Authorities have recovered nearly 1,000 human bone fragments, along with a woman's ring, a purse, shoes and some coats from the 50-foot well, located near a former cattle ranch in the community of Linden that was known as weekend gathering spot for local teenagers.

Investigators were directed to the well and four other burial sites by a map serial killer Wesley Shermantine gave a Sacramento bounty hunter, Leonard Padilla, who agreed to pay the convicted killer $33,000 for information leading to the location of his victims' bodies.

Shermantine was convicted in May 2001 of four murders dating back to 1984 and is currently on California's death row.

Prosecutors have previously said they believed Shermantine and his co-defendant, Loren Herzog, a childhood friend who was convicted of three murders, were linked to as many as two dozen killings.

Herzog's murder conviction was ultimately reduced to a single count of manslaughter on appeal, and he was released on parole after 14 years in prison. He committed suicide in January.

Of the teenagers whose remains were recently identified, 19-year-old Billy had reported missing by her grandmother in December 1984. Hobson, 16, was reported missing by her mother the following September. Shermantine and Herzog were never charged in their disappearances.

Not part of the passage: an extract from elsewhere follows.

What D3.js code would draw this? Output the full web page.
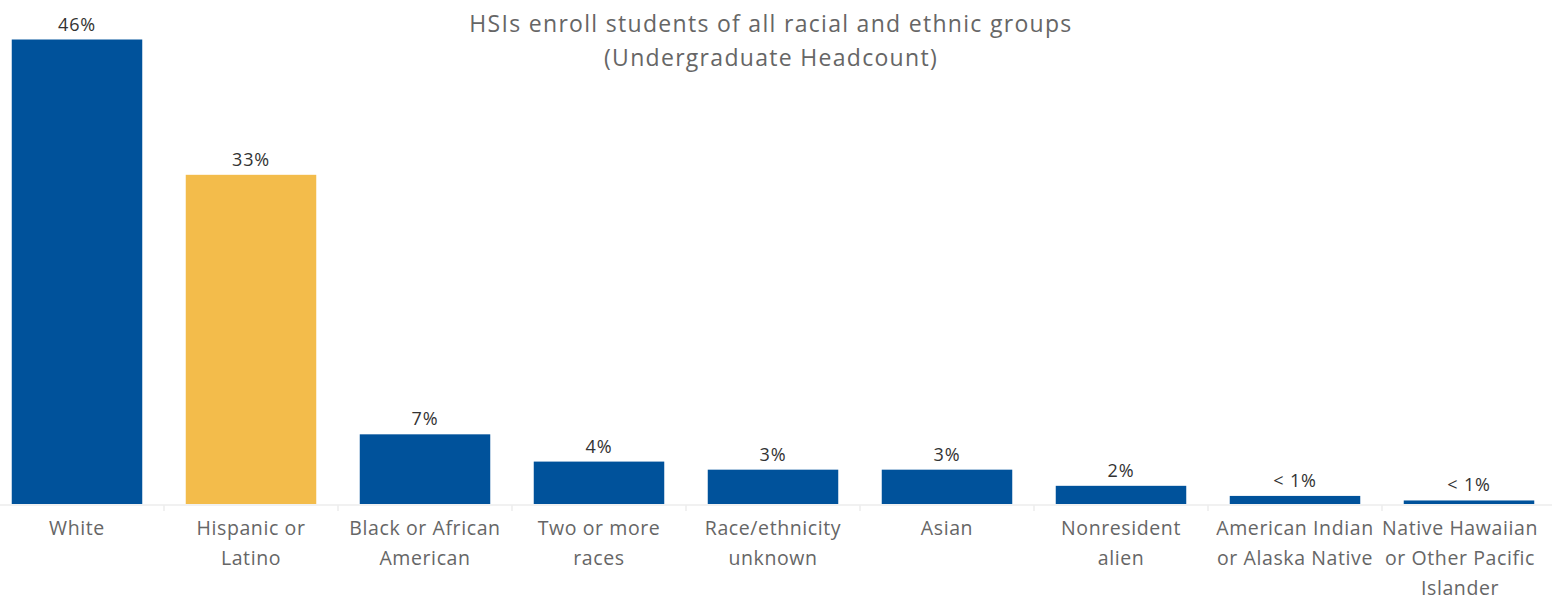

Besides the skeletal remains retrieved from the well in Linden, remains unearthed from two separate, single graves miles away near San Andreas in Calaveras County have been identified as belonging to known "Speed Freak" victims Cyndi Vanderheiden, 25, who disappeared in 1998, and Chevelle Wheeler, 16, missing since 1985.

Authorities said that once they finish combing through the Linden well, they will turn their attention to two more sites mapped by Shermantine.